Num mundo ao contrário exageram-se os óbitos presentes para mitigar os
mortos do futuro. E esquecem-se os que perderam a vida, gerações sobre
gerações deles, em nome de valores e virtudes que agora deixamos cair na
lama como frutos apodrecidos de uma árvore envenenada.
Num mundo ao
contrário a cultura, a tradição, o costume, a família valem menos que
zero, porque o imediato e o inócuo e o volátil e o fútil e o espúrio são
os tesouros mais prezados.
Num mundo ao contrário as elites
borram-se todas ao primeiro sinal de um perigo imaginado, enquanto
desvalorizam a coragem daqueles que venceram terríveis ameaças. Num
mundo ao contrário ser fraco é ser forte, enquanto a sabedoria se
transformou numa aplicação para o telemóvel.
Num mundo ao contrário
recebes um telefonema da Scotland Yard, que te admoesta a propósito de
um criminoso post de rede social, em que dizes que só conheces duas
maneiras de nascer: com pilinha ou com pipi.
Num mundo ao contrário
proíbem-te a ida à igreja romana, enquanto as mesquitas recebem
livremente os seus fiéis e os sindicatos organizam coreografias com
multidões.
Num mundo ao contrário convencem-te que a economia é uma
ilusão e que tudo vai correr bem a seguir, porque na verdade o trabalho é
acessório e tu não precisas de todo de contribuir minimamente para o
produto bruto, até porque o produto bruto cresce nas árvores do
socialismo.
Num mundo ao contrário és sempre reduzido à tua insignificância.
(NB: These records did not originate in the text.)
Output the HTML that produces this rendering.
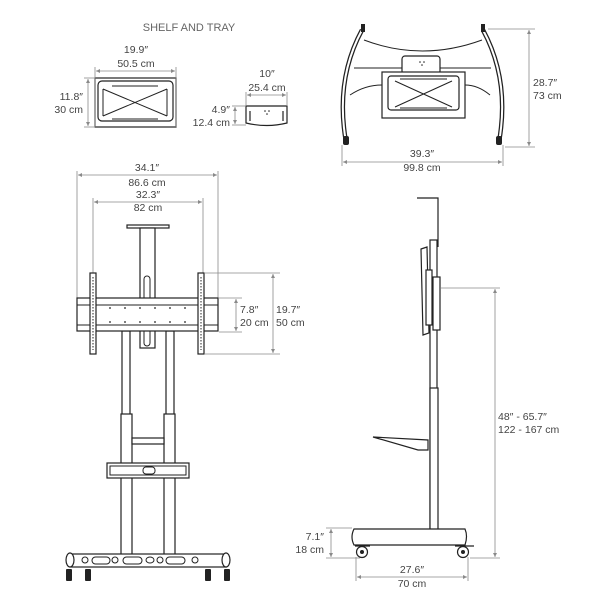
<!DOCTYPE html>
<html><head><meta charset="utf-8"><style>
html,body{margin:0;padding:0;background:#fff;}
svg{display:block;}
text{font-family:"Liberation Sans",sans-serif;font-size:10.5px;fill:#444;}
.d{stroke:#8a8a8a;stroke-width:0.8;fill:none;}
.k{stroke:#222;fill:none;}
.kf{stroke:#222;fill:#fff;}
</style></head><body>
<svg width="600" height="600" viewBox="0 0 600 600" xmlns="http://www.w3.org/2000/svg" stroke-width="1.2">
<defs>
<marker id="a" viewBox="0 0 6 6" refX="6" refY="3" markerWidth="5" markerHeight="5" orient="auto-start-reverse"><path d="M0,0L6,3L0,6z" fill="#8a8a8a" stroke="none"/></marker>
</defs>
<!-- SHELF AND TRAY -->
<text x="189" y="31" text-anchor="middle" style="font-size:11px;fill:#666">SHELF AND TRAY</text>
<rect x="95" y="78" width="81" height="49" class="k"/>
<rect x="98" y="81" width="75" height="40" rx="4" class="k"/>
<path d="M103,89 L167,116 M167,89 L103,116 M103,89 L103,116 M167,89 L167,116 M112,86 L158,86 M112,119 L158,119" class="k" stroke-width="1"/>
<line x1="95" y1="67" x2="95" y2="127" class="d"/><line x1="176" y1="67" x2="176" y2="127" class="d"/>
<line x1="96" y1="71" x2="175" y2="71" class="d" marker-start="url(#a)" marker-end="url(#a)"/>
<text x="136" y="53" text-anchor="middle">19.9″</text><text x="136" y="67" text-anchor="middle">50.5 cm</text>
<line x1="84" y1="78" x2="95" y2="78" class="d"/><line x1="84" y1="127" x2="95" y2="127" class="d"/>
<line x1="88" y1="79" x2="88" y2="126" class="d" marker-start="url(#a)" marker-end="url(#a)"/>
<text x="83" y="100" text-anchor="end">11.8″</text><text x="83" y="113" text-anchor="end">30 cm</text>
<!-- tray -->
<path d="M246,106 L287,106 L287,123 Q267,128 246,123 Z" class="k"/>
<path d="M250,111 L250,121 M283,111 L283,121" class="k"/>
<circle cx="265" cy="111" r="0.8" fill="#222"/><circle cx="269" cy="111" r="0.8" fill="#222"/><circle cx="267" cy="114" r="0.8" fill="#222"/>
<line x1="246" y1="92" x2="246" y2="106" class="d"/><line x1="287" y1="92" x2="287" y2="106" class="d"/>
<line x1="247" y1="95" x2="286" y2="95" class="d" marker-start="url(#a)" marker-end="url(#a)"/>
<text x="267" y="77" text-anchor="middle">10″</text><text x="267" y="91" text-anchor="middle">25.4 cm</text>
<line x1="232" y1="106" x2="246" y2="106" class="d"/><line x1="232" y1="125" x2="246" y2="125" class="d"/>
<line x1="235" y1="107" x2="235" y2="124" class="d" marker-start="url(#a)" marker-end="url(#a)"/>
<text x="230" y="113" text-anchor="end">4.9″</text><text x="230" y="126" text-anchor="end">12.4 cm</text>
<!-- top view -->
<path d="M364,40 Q422,62 482,40" class="k" stroke-width="1"/>
<path d="M354,68 L491,68" class="k" stroke-width="1"/>
<path d="M350,95 Q365,85 382,85 M490,95 Q478,85 465,85" class="k" stroke-width="1"/>
<path d="M362,30 Q335,80 346,142" class="k" stroke-width="4.5"/><path d="M362,30 Q335,80 346,142" stroke="#fff" stroke-width="2" fill="none"/>
<path d="M483,30 Q510,80 499,142" class="k" stroke-width="4.5"/><path d="M483,30 Q510,80 499,142" stroke="#fff" stroke-width="2" fill="none"/>
<rect x="343" y="136" width="6" height="9" rx="2" fill="#222"/><rect x="496" y="136" width="6" height="9" rx="2" fill="#222"/>
<rect x="361" y="24" width="4" height="8" fill="#222"/><rect x="481" y="24" width="4" height="8" fill="#222"/>
<rect x="402" y="56" width="38" height="18" rx="3" class="kf"/>
<circle cx="420" cy="62" r="0.8" fill="#222"/><circle cx="424" cy="62" r="0.8" fill="#222"/><circle cx="422" cy="65" r="0.8" fill="#222"/>
<rect x="382" y="72" width="83" height="46" class="kf"/>
<rect x="388" y="76" width="71" height="34" rx="3" class="k"/>
<path d="M395,81 L452,107 M452,81 L395,107 M400,79 L447,79 M400,108 L447,108" class="k" stroke-width="1"/>
<line x1="488" y1="29" x2="535" y2="29" class="d"/><line x1="505" y1="147" x2="535" y2="147" class="d"/>
<line x1="529" y1="30" x2="529" y2="146" class="d" marker-start="url(#a)" marker-end="url(#a)"/>
<text x="533" y="86">28.7″</text><text x="533" y="99">73 cm</text>
<line x1="342" y1="145" x2="342" y2="166" class="d"/><line x1="503" y1="145" x2="503" y2="166" class="d"/>
<line x1="343" y1="162" x2="502" y2="162" class="d" marker-start="url(#a)" marker-end="url(#a)"/>
<text x="422" y="157" text-anchor="middle">39.3″</text><text x="422" y="171" text-anchor="middle">99.8 cm</text>
<!-- front view dims -->
<line x1="77" y1="171" x2="77" y2="298" class="d"/><line x1="218" y1="171" x2="218" y2="298" class="d"/>
<line x1="78" y1="175" x2="217" y2="175" class="d" marker-start="url(#a)" marker-end="url(#a)"/>
<text x="147" y="171" text-anchor="middle">34.1″</text><text x="147" y="186" text-anchor="middle">86.6 cm</text>
<line x1="93" y1="198" x2="93" y2="273" class="d"/><line x1="203" y1="198" x2="203" y2="273" class="d"/>
<line x1="94" y1="202" x2="202" y2="202" class="d" marker-start="url(#a)" marker-end="url(#a)"/>
<text x="148" y="198" text-anchor="middle">32.3″</text><text x="148" y="211" text-anchor="middle">82 cm</text>
<!-- front view -->
<rect x="127" y="225" width="42" height="3" class="k"/>
<rect x="140" y="228" width="15" height="120" class="kf"/>
<rect x="144" y="276" width="6" height="70" rx="3" class="k" stroke-width="1"/>
<rect x="122" y="331" width="8" height="226" class="kf"/><rect x="166" y="331" width="8" height="226" class="kf"/>
<rect x="121" y="414" width="11" height="143" class="kf"/><rect x="164" y="414" width="11" height="143" class="kf"/>
<rect x="132" y="438" width="32" height="6" class="kf"/>
<rect x="77" y="298" width="141" height="33" class="kf"/>
<rect x="77" y="305" width="141" height="20" class="k" stroke-width="1"/>
<g fill="#222"><circle cx="110" cy="308" r="0.9"/><circle cx="125" cy="308" r="0.9"/><circle cx="140" cy="308" r="0.9"/><circle cx="155" cy="308" r="0.9"/><circle cx="170" cy="308" r="0.9"/><circle cx="185" cy="308" r="0.9"/>
<circle cx="110" cy="322" r="0.9"/><circle cx="125" cy="322" r="0.9"/><circle cx="140" cy="322" r="0.9"/><circle cx="155" cy="322" r="0.9"/><circle cx="170" cy="322" r="0.9"/><circle cx="185" cy="322" r="0.9"/></g>
<rect x="90" y="273" width="6" height="81" class="kf"/><rect x="198" y="273" width="6" height="81" class="kf"/>
<line x1="93" y1="277" x2="93" y2="350" stroke="#222" stroke-width="1" stroke-dasharray="1.5,1.5"/>
<line x1="201" y1="277" x2="201" y2="350" stroke="#222" stroke-width="1" stroke-dasharray="1.5,1.5"/>
<rect x="107" y="463" width="82" height="15" class="kf"/>
<rect x="110" y="466" width="76" height="9" class="k" stroke-width="1"/>
<rect x="143" y="467" width="12" height="7" rx="3" class="k" stroke-width="1"/>
<rect x="71" y="554" width="155" height="13" class="kf"/>
<ellipse cx="70" cy="560" rx="4" ry="7" class="kf"/><ellipse cx="226" cy="560" rx="4" ry="7" class="kf"/>
<g class="k" stroke-width="1"><rect x="92" y="557" width="18" height="7" rx="3.5"/><rect x="123" y="557" width="19" height="7" rx="3.5"/><rect x="166" y="557" width="19" height="7" rx="3.5"/><ellipse cx="115" cy="560" rx="3" ry="3"/><ellipse cx="150" cy="560" rx="4" ry="3"/><ellipse cx="160" cy="560" rx="3" ry="3"/><ellipse cx="195" cy="560" rx="3" ry="3"/><ellipse cx="85" cy="560" rx="3" ry="3"/></g>
<g fill="#222"><rect x="66" y="569" width="6" height="12" rx="1"/><rect x="85" y="569" width="6" height="12" rx="1"/><rect x="205" y="569" width="6" height="12" rx="1"/><rect x="224" y="569" width="6" height="12" rx="1"/></g>
<!-- front right dims -->
<line x1="219" y1="298" x2="242" y2="298" class="d"/><line x1="219" y1="332" x2="242" y2="332" class="d"/>
<line x1="236" y1="299" x2="236" y2="331" class="d" marker-start="url(#a)" marker-end="url(#a)"/>
<text x="240" y="313">7.8″</text><text x="240" y="326">20 cm</text>
<line x1="205" y1="273" x2="280" y2="273" class="d"/><line x1="205" y1="354" x2="280" y2="354" class="d"/>
<line x1="273" y1="274" x2="273" y2="353" class="d" marker-start="url(#a)" marker-end="url(#a)"/>
<text x="276" y="313">19.7″</text><text x="276" y="326">50 cm</text>
<!-- side view -->
<path d="M417,198 L438,198 L438,247" class="k"/>
<rect x="430" y="240" width="7" height="290" class="kf"/>
<rect x="430" y="388" width="8" height="142" class="kf"/>
<path d="M421,249 L427,247 L429,333 L423,335 Z" class="kf"/>
<rect x="426" y="270" width="6" height="55" class="kf"/>
<rect x="433" y="277" width="7" height="53" class="kf"/>
<path d="M373,437 L428,440 L428,450 L418,450 Z" class="kf"/>
<path d="M354,529 L465,529 Q468,536 465,545 L354,545 Q350,537 354,529 Z" class="kf"/>
<path d="M355,546 L370,546 M455,546 L474,546" class="k"/>
<circle cx="362" cy="552" r="5.5" class="kf"/><circle cx="362" cy="552" r="2" fill="#222"/>
<circle cx="463" cy="552" r="5.5" class="kf"/><circle cx="463" cy="552" r="2" fill="#222"/>
<!-- side dims -->
<line x1="441" y1="288" x2="500" y2="288" class="d"/><line x1="470" y1="558" x2="500" y2="558" class="d"/>
<line x1="495" y1="289" x2="495" y2="557" class="d" marker-start="url(#a)" marker-end="url(#a)"/>
<text x="498" y="420">48″ - 65.7″</text><text x="498" y="433">122 - 167 cm</text>
<line x1="326" y1="528" x2="352" y2="528" class="d"/><line x1="326" y1="558" x2="360" y2="558" class="d"/>
<line x1="331" y1="529" x2="331" y2="557" class="d" marker-start="url(#a)" marker-end="url(#a)"/>
<text x="324" y="540" text-anchor="end">7.1″</text><text x="324" y="553" text-anchor="end">18 cm</text>
<line x1="356" y1="557" x2="356" y2="581" class="d"/><line x1="468" y1="557" x2="468" y2="581" class="d"/>
<line x1="357" y1="577" x2="467" y2="577" class="d" marker-start="url(#a)" marker-end="url(#a)"/>
<text x="412" y="573" text-anchor="middle">27.6″</text><text x="412" y="587" text-anchor="middle">70 cm</text>
</svg>
</body></html>
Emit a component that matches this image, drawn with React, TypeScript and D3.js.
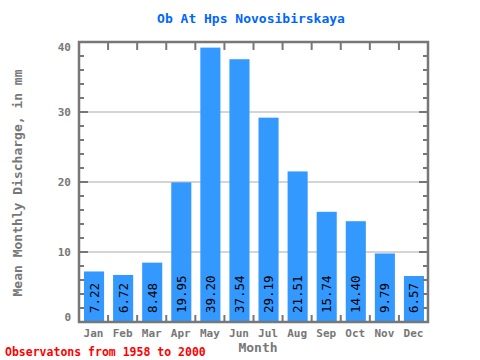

Num mundo ao contrário há vizinhos em vez de amigos, turbas em vez de
tribos, estados em vez de nações. Num mundo ao contrário Deus foi
assassinado e substituído pelo Benfica e pela Sonae. Num mundo ao
contrário somos todos cuidadosamente separados pela internet,
identificados pelo Facebook, censurados pelo Google, amordaçados e
conduzidos ao mais irrelevante destino pelos profetas do vazio de todas
as coisas.
Num mundo ao contrário escrevo estas linhas vãs,
incapazes de fazer a guerra sobre a vilania imperial. Pequenas-nenhumas
linhas, impotentes.
Agradeço a Deus a bênção de não ter tido filhos.